Defense

Libya enters 2016 fray

Republicans are pushing the Obama administration to expand the fight against the Islamic State in Iraq and Syria (ISIS) to Libya, where the number of jihadists has doubled in the last year.

Estimates place the number of ISIS fighters in Libya between 5,000 and 6,500, up from 2,000 to 3,000 last year.

{mosads}It threatens to turn Libya into another troubled spot from which terror attacks could be launched on the West.

Brett McGurk, special presidential envoy for the global coalition to counter ISIS, said fighters are going to Libya as it gets harder to get into Syria.

“We know from their own publications they’re now telling their fighters, ‘Don’t go into Syria. Go elsewhere. Go to Libya,’” he told the House Foreign Affairs Committee this week.

The unfolding situation poses difficult questions for President Obama, who is approaching the end of a second term that was meant to conclude with an end to U.S. wars in Iraq and Afghanistan.

Instead, Obama and those fighting to succeed him are confronted with a rising threat in ISIS, which has offshoots in Afghanistan as well.

Hillary Clinton and Bernie Sanders sparred over the issue during Thursday’s debate, highlighting how the problems in Libya are getting more attention from the political world.

It’s a potential problem for Clinton, the secretary of State when an Obama-led coalition in 2011 toppled Libyan dictator Muammar Gaddafi.

Thursday’s debate focused on whether that fight allowed ISIS to sprout in Libya.

Sanders argued that it created a “political vacuum.”

“ISIS came in, and now occupies significant territory in Libya, and is now prepared, unless we stop them, to have a terrorist foothold,” he said.

Clinton responded by saying Sanders had been in favor of the regime change.

“He voted in favor of regime change with Libya, voted in favor of the Security Council being an active participate in setting the parameters for what we would do, which of course we followed through on,” Clinton said.

Last month, the president’s National Security Council met to discuss Libya. The conversation focused on supporting the Libyans’ efforts to form a unity government and counterterrorism efforts.

But there are signs the Pentagon wants to expand the campaign against ISIS to Libya.

Late last month, the Pentagon acknowledged that a “small group” of military personnel has been to Libya to make contact with local forces and get a clearer picture of what’s happening on the ground.

Defense Secretary Ash Carter said Libya was one of the topics of discussion at this week’s anti-ISIS coalition meeting in Brussels.

“Nobody wants to see Libya on a glide slope to the kind of situation that already engulfed Syria and Iraq,” Carter told reporters in Brussels after the meeting Thursday.

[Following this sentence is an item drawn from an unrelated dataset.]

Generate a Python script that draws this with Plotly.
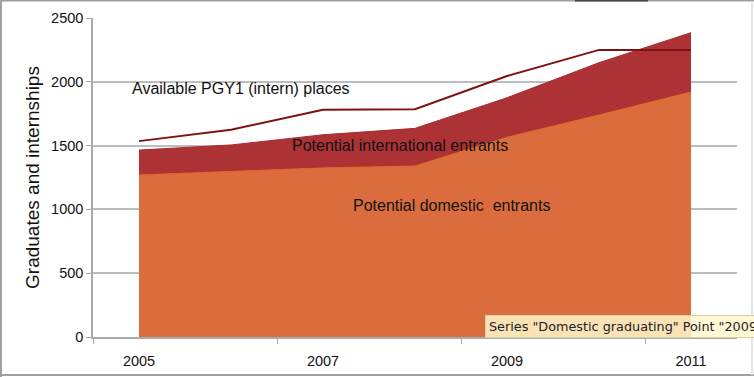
import plotly.graph_objects as go

years = [2005, 2006, 2007, 2008, 2009, 2010, 2011]
domestic = [1270, 1300, 1325, 1340, 1565, 1740, 1920]
international = [195, 205, 260, 295, 310, 410, 465]
pgy1_places = [1535, 1625, 1780, 1785, 2045, 2250, 2250]

x_tick_vals = [2004.5, 2006.5, 2008.5, 2010.5]
x_tick_text = ["2005", "2007", "2009", "2011"]
y_ticks = [0, 500, 1000, 1500, 2000, 2500]

FONT = "Liberation Sans, Arial, Helvetica, sans-serif"

fig = go.Figure()
fig.add_trace(go.Scatter(
    x=years, y=domestic, name="Domestic graduating", stackgroup="one",
    mode="lines", line=dict(color="#E0661F", width=1),
    fillcolor="#DB6C3E", hoverinfo="skip"))
fig.add_trace(go.Scatter(
    x=years, y=international, name="International graduating", stackgroup="one",
    mode="lines", line=dict(color="#A82A2E", width=1),
    fillcolor="#AD3236", hoverinfo="skip"))
fig.add_trace(go.Scatter(
    x=years, y=pgy1_places, name="PGY1 places", mode="lines",
    line=dict(color="#7E1212", width=2), hoverinfo="skip"))

fig.update_layout(
    width=754, height=377,
    margin=dict(l=93, r=17, t=18, b=40, autoexpand=False),
    paper_bgcolor="white", plot_bgcolor="white",
    showlegend=False,
    font=dict(family=FONT, color="#111111", size=14),
    xaxis=dict(
        range=[2004.5, 2011.5], tickmode="array", tickvals=x_tick_vals,
        ticktext=x_tick_text, ticklabelshift=46, ticklabelstandoff=5,
        ticks="outside", ticklen=5, automargin=False,
        tickcolor="#AAAAAA", showgrid=False, zeroline=False,
        showline=True, linecolor="#AAAAAA", linewidth=1.5,
        tickfont=dict(size=14.5, family=FONT),
    ),
    yaxis=dict(
        range=[0, 2500], tickmode="array", tickvals=y_ticks,
        ticks="outside", ticklen=5, tickcolor="#AAAAAA", automargin=False,
        showgrid=True, gridcolor="#BDBDBD", gridwidth=1.5, zeroline=False,
        showline=True, linecolor="#AAAAAA", linewidth=1.5,
        tickfont=dict(size=14.5, family=FONT),
        title=dict(text="Graduates and internships", font=dict(size=19, family=FONT), standoff=6),
    ),
)

fig.add_annotation(x=2006.11, y=1950, xref="x", yref="y", text="Available PGY1 (intern) places",
                   showarrow=False, font=dict(size=16, family=FONT, color="#111111"))
fig.add_annotation(x=2007.84, y=1497, xref="x", yref="y", text="Potential international entrants",
                   showarrow=False, font=dict(size=16, family=FONT, color="#111111"))
fig.add_annotation(x=2008.40, y=1027, xref="x", yref="y", text="Potential domestic&nbsp; entrants",
                   showarrow=False, font=dict(size=16, family=FONT, color="#111111"))

# screenshot tooltip
fig.add_annotation(x=(485 - 93) / 644, y=(337 - 326) / 319, xref="paper", yref="paper",
                   text='Series "Domestic graduating" Point "2009"',
                   showarrow=False, xanchor="left", yanchor="middle",
                   font=dict(size=12.8, family="DejaVu Sans, sans-serif", color="#222222"),
                   bgcolor="rgba(255,247,205,0.85)", bordercolor="#D8CFA8", borderwidth=1, borderpad=3)

# outer frame (left, top, bottom, faint right)
W, H = 644, 319
for x0, y0, x1, y1, col in [(-92 / W, -40 / H, -92 / W, 1 + 18 / H, "#A0A0A0"),
                            (-92 / W, 1 + 17.5 / H, 1 + 17 / W, 1 + 17.5 / H, "#A0A0A0"),
                            (-92 / W, -38 / H, 1 + 17 / W, -38 / H, "#A0A0A0"),
                            ((575 - 93) / W, 1 + 17.5 / H, (648 - 93) / W, 1 + 17.5 / H, "#444444"),
                            ((752 - 93) / W, 1 + 17 / H, (752 - 93) / W, -38 / H, "#E4E4E4")]:
    fig.add_shape(type="line", xref="paper", yref="paper", x0=x0, y0=y0, x1=x1, y1=y1,
                  line=dict(color=col, width=2))

fig.write_html("out.html", config={"displayModeBar": False},
               post_script="document.body.style.margin='0px';")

The caveat, Carter added, is the Libyans don’t want foreign forces in their country.

Sen. Bob Corker (R-Tenn.), chairman of the Senate Foreign Relations Committee, said this week he’s encouraged by the administration’s recent comments on Libya.

“They understand the situation that is developing there is not unlike exactly what occurred in Syria, exactly what occurred in Iraq,” he said after a closed briefing with McGurk. “I think everyone is fully aware it cannot continue.”

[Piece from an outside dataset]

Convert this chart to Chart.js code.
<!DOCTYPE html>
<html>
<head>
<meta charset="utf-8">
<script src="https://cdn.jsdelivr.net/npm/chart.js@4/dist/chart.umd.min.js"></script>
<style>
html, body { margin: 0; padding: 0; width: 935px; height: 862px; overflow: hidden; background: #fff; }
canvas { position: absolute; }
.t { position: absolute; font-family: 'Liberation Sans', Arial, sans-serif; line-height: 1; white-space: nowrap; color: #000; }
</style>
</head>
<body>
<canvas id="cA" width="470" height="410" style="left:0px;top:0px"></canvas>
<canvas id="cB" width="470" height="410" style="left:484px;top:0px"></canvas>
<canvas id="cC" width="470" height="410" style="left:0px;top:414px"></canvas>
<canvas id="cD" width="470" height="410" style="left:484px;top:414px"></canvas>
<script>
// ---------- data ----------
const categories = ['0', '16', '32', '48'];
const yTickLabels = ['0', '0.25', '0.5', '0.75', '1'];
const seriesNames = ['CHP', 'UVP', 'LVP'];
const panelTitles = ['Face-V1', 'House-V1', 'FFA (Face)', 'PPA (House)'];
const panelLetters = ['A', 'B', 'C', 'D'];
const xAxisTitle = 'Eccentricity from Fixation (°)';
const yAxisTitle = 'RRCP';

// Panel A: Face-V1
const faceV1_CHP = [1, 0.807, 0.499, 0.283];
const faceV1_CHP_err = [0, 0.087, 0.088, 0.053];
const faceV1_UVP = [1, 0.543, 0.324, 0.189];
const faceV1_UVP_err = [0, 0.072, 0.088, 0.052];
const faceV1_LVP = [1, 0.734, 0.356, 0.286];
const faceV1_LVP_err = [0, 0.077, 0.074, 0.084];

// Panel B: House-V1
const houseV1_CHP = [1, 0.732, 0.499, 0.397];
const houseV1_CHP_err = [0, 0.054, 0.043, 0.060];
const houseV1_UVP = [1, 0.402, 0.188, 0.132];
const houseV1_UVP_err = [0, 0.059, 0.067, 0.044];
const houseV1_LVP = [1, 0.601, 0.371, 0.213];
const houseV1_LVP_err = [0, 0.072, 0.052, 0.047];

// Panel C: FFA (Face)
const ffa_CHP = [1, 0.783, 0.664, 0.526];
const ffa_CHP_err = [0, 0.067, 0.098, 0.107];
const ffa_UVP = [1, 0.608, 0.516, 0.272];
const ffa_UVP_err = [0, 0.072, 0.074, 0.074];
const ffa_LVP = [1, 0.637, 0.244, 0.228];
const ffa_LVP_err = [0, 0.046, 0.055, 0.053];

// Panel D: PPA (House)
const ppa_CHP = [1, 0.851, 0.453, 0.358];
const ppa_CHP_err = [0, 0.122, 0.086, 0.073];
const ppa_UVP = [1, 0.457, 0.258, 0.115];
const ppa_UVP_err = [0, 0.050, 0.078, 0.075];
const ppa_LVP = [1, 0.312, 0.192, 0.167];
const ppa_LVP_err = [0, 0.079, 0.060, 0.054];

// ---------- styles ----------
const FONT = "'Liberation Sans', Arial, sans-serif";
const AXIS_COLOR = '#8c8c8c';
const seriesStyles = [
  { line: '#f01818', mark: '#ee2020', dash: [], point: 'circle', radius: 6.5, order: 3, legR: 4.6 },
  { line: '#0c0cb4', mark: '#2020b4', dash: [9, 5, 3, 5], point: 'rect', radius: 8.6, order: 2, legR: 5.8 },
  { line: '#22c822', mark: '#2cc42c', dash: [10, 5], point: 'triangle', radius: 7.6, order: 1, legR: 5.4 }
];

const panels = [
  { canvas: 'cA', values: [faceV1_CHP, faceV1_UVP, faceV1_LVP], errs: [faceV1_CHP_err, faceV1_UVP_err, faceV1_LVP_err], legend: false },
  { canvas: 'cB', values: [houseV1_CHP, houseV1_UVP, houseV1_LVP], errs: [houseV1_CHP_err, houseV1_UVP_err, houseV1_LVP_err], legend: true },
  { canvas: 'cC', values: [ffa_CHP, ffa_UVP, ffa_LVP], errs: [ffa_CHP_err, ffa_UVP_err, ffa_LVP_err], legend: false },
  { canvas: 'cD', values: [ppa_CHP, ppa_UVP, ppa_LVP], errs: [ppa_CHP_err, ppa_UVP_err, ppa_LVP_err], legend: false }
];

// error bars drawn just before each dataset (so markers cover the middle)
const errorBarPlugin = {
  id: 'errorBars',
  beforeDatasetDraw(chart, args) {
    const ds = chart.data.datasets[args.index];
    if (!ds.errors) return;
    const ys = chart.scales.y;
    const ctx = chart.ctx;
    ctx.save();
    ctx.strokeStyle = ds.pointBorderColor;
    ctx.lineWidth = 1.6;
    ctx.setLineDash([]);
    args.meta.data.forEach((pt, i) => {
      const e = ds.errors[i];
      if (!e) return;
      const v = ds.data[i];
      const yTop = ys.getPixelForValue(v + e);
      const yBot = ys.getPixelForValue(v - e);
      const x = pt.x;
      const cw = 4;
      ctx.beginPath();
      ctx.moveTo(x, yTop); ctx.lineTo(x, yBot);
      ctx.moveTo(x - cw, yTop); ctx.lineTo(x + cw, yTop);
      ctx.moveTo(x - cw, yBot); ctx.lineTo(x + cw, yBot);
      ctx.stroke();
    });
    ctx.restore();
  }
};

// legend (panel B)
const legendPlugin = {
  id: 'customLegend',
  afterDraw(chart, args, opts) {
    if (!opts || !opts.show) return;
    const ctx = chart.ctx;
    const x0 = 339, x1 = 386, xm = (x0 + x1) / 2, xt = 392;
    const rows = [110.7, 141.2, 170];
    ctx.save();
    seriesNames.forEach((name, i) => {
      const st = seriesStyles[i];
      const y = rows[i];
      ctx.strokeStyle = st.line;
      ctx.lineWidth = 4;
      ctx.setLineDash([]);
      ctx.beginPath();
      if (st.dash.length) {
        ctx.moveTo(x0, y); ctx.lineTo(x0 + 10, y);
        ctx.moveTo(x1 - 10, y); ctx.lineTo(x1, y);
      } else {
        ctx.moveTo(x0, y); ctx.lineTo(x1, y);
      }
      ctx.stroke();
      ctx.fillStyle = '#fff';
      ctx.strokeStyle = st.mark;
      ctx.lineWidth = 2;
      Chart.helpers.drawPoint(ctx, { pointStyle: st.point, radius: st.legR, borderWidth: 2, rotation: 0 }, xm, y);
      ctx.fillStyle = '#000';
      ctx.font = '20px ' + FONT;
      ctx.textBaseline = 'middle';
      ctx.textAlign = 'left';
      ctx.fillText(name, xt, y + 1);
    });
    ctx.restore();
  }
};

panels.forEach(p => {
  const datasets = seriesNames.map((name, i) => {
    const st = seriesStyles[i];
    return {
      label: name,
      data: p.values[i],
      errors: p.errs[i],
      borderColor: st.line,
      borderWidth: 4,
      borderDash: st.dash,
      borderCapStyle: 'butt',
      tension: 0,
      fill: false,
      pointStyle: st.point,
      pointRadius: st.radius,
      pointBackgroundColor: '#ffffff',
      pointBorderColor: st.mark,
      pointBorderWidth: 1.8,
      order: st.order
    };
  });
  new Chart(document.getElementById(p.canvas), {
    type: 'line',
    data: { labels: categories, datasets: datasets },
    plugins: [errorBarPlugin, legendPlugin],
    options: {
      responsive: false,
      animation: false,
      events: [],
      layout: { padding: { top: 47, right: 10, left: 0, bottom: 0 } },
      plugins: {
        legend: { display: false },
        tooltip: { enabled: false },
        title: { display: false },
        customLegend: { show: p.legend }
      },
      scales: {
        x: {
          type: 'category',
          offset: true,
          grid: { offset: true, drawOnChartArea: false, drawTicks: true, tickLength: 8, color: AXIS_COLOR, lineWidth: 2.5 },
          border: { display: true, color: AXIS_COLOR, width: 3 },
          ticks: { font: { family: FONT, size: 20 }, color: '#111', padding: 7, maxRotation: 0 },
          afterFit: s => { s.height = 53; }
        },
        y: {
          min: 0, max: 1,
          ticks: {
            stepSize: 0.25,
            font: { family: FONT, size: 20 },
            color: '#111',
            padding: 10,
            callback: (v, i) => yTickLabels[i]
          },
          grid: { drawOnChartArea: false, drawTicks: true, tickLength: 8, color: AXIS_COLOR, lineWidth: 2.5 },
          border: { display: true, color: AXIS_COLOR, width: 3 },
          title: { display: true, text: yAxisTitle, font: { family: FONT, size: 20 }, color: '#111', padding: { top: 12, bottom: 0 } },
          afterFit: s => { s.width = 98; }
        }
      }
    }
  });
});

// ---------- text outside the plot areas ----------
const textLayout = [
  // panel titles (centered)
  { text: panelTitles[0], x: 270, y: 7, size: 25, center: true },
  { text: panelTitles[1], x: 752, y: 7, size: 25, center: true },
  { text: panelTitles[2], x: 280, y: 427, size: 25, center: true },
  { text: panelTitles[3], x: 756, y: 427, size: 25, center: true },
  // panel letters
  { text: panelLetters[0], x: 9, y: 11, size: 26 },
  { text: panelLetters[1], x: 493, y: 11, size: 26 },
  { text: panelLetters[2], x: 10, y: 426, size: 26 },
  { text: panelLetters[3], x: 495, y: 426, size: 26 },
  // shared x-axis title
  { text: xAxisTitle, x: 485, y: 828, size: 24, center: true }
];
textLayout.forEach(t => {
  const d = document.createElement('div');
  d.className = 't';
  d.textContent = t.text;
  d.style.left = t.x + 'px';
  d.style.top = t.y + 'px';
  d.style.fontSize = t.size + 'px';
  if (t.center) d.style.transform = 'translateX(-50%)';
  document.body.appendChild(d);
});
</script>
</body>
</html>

Rep. Randy Forbes (R-Va.), a senior member of House Armed Service Committee, said he’s not convinced the talk will lead to action.

“We have had an uptick in rhetoric,” he said last week. “That doesn’t mean we’ve had an uptick in strategy.”

Forbes echoed Chairman of the Joint Chiefs of Staff Gen. Joseph Dunford, who said last month that “decisive military action” in Libya is needed.

“We do need some decisive actions for a lot of reasons,” Forbes said. “One, I think the American people need that. But secondly, I think the more these guys are seen as winners, they more they’re recruiting. If they see them as starting to take some big hits, it really impacts their recruitment.”

Other lawmakers worry that the fight against ISIS will expand unchecked.

“Some want to open yet another costly front in this war without a debate, authorization or opportunity for the American people to have a voice on matters of war and peace,” Rep. Barbara Lee (D-Calif.), a vice chair of the Progressive Caucus, said in a statement to The Hill.

She said the prospect of expanding the war to Libya is yet another reason for Congress to debate an authorization for the use of military force.

“This is simply unacceptable. Congress must have a debate before this war escalates any further.”